> Exercise prompt: Copy the data precisely, character for character, and leave out every picture.

> Data provided:
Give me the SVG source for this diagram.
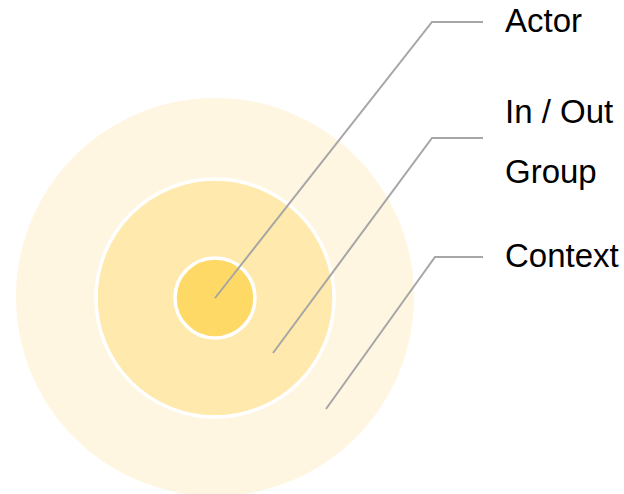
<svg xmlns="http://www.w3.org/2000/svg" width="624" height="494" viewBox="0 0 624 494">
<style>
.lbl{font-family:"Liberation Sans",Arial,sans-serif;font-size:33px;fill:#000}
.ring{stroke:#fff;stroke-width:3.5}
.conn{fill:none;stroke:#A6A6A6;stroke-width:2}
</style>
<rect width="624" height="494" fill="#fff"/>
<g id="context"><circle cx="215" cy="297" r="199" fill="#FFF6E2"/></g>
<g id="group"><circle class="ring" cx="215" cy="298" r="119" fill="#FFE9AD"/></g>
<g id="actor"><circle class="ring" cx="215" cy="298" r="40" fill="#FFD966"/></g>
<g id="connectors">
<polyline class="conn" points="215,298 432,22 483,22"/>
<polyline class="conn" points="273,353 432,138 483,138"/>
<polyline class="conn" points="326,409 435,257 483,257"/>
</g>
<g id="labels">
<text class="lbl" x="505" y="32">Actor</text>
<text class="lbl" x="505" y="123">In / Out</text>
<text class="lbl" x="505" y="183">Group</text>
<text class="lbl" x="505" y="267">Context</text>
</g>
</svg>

> Result below:
Give me the SVG source for this diagram.
<svg xmlns="http://www.w3.org/2000/svg" width="624" height="494" viewBox="0 0 624 494">
<style>
.lbl{font-family:"Liberation Sans",Arial,sans-serif;font-size:33px;fill:#000}
.ring{stroke:#fff;stroke-width:3.5}
.conn{fill:none;stroke:#A6A6A6;stroke-width:2}
</style>
<rect width="624" height="494" fill="#fff"/>
<g id="context"><circle cx="215" cy="297" r="199" fill="#FFF6E2"/></g>
<g id="group"><circle class="ring" cx="215" cy="298" r="119" fill="#FFE9AD"/></g>
<g id="actor"><circle class="ring" cx="215" cy="298" r="40" fill="#FFD966"/></g>
<g id="connectors">
<polyline class="conn" points="215,298 432,22 483,22"/>
<polyline class="conn" points="273,353 432,138 483,138"/>
<polyline class="conn" points="326,409 435,257 483,257"/>
</g>
<g id="labels">
<text class="lbl" x="505" y="32">Actor</text>
<text class="lbl" x="505" y="123">In / Out</text>
<text class="lbl" x="505" y="183">Group</text>
<text class="lbl" x="505" y="267">Context</text>
</g>
</svg>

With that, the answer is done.